How one of the most underrated, underappreciated concepts in psychology is holding you back.
by Nir Eyal
When researchers make a joke in the title of an academic paper, you know what’s inside is going to be good.
Here’s the title I’m referencing: “A 50-year review of psychological reactance theory: Do not read this article.”
How did you feel when you read the phrase “Do not read this article”?
If you thought “now I’m definitely going to read the article,” then you got the joke and experienced the phenomenon described in the paper: psychological reactance.
Psychological reactance is our knee-jerk negative reaction to being told what to do.
It’s why when you were a teenager and your mom told you to put on your jacket before going out, you’d probably not put on your jacket — just ’cause. Only later did you realize you should have taken your mom’s advice as you hear your teeth chattering in the cold.
It’s the reason you bristle when your manager asks you to do a task and you grumble to yourself about being micromanaged. Later you realize the task was critical to winning that big project and you promoting your career.
We hate the feeling of being bossed around, even when doing as we’re told is good for us.
According to researchers, almost everyone has this mental reflex against being told what to do. It kicks in whenever we feel that our freedom or autonomy is threatened.
We often do things against our best interests because we want to protect our freedom to behave the way we want.
Psychological reactance isn’t inherently bad. If people are too compliant, they’re vulnerable to manipulation. But psychological reactance can, at times, prevent us from doing things that we should do, sometimes even things we want to do — like be helpful to others.
Recently, as I was clearing the dishes from the dinner table, I asked my daughter if she could wash the dishes. “I was going to, dad!” She said. “But now that you asked me to, I don’t want to anymore.” Ahh, reactance strikes again! I should have known better.
Psychological reactance can sabotage you in bizarre, even ironic ways.
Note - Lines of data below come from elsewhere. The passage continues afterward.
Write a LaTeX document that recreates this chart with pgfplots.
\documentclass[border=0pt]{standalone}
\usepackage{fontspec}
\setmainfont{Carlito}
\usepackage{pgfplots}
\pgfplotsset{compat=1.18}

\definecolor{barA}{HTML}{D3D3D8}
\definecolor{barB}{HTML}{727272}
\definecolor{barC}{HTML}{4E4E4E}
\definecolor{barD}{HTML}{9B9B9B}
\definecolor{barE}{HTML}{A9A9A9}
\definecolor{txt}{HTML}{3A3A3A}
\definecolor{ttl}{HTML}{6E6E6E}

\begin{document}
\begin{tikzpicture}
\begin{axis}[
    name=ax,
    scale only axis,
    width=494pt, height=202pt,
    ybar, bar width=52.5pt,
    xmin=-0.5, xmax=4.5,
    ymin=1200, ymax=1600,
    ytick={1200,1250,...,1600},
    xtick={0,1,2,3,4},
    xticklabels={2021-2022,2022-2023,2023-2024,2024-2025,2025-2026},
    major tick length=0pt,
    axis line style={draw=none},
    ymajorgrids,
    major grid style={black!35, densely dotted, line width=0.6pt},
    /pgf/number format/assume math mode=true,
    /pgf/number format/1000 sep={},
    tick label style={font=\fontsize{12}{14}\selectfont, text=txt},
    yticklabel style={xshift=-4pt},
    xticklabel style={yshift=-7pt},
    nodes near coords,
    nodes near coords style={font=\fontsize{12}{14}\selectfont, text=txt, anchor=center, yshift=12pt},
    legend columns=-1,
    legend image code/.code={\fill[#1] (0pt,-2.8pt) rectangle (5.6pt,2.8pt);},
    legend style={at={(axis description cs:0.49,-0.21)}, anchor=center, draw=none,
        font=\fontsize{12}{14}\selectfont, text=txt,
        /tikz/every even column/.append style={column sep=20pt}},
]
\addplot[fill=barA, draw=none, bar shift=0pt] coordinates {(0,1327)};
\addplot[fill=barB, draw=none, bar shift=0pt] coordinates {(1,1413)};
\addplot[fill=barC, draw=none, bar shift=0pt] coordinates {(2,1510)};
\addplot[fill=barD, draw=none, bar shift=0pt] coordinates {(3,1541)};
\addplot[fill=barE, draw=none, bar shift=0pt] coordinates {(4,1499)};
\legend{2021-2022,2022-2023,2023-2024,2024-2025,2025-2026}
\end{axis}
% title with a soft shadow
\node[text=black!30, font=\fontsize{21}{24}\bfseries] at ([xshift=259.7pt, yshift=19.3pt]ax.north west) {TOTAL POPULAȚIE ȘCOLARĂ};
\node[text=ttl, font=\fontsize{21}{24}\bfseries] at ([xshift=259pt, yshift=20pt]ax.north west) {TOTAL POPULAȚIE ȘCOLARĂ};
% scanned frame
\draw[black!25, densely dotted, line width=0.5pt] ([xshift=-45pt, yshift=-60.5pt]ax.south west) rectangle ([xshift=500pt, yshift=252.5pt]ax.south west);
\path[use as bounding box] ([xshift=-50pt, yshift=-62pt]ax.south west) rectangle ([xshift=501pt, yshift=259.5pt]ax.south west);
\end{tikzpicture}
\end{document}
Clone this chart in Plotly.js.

For example, that knee-jerk impulse of “don’t tell me what to do!” can kick in even when it’s you telling yourself what to do.
You may have scheduled time for something that you legitimately want to do — say, working out or reading a nonfiction book. But when it comes time to start exercising or sit down to read per your schedule, you might feel a bit of reactance.
Even though you yourself are the one who’s telling you what to do, you may still react against being told what to do. Crazy, right?
This occurs because, at the moment, it doesn’t feel like you telling yourself what to do. Rather, it’s you from the past, when you made your schedule, telling yourself what to do right now.
Psychologists tell us this paradox is why we’re often hypocrites — saying we’ll do something, but when the time comes, we don’t.
But there’s hope!
Now that you understand psychological reactance, you have the power to recognize and disarm it. Instead of flaking on commitments because of a knee-jerk feeling, you can change your perspective on the situation.
To disarm psychological reactance, you need to change the way you talk to yourself. Instead of thinking you “have to” do something, tell yourself you “get to” do it.
By changing the dialogue, you empower yourself. Now you’re in charge. You’re not being told what to do; you’re choosing to make time for something that matters to you.
Your freedom isn’t being threatened; it’s being exercised.
Disarming psychological reactance takes practice, but it’s worth learning how to deal with this uncomfortable feeling that all too often leads us off track.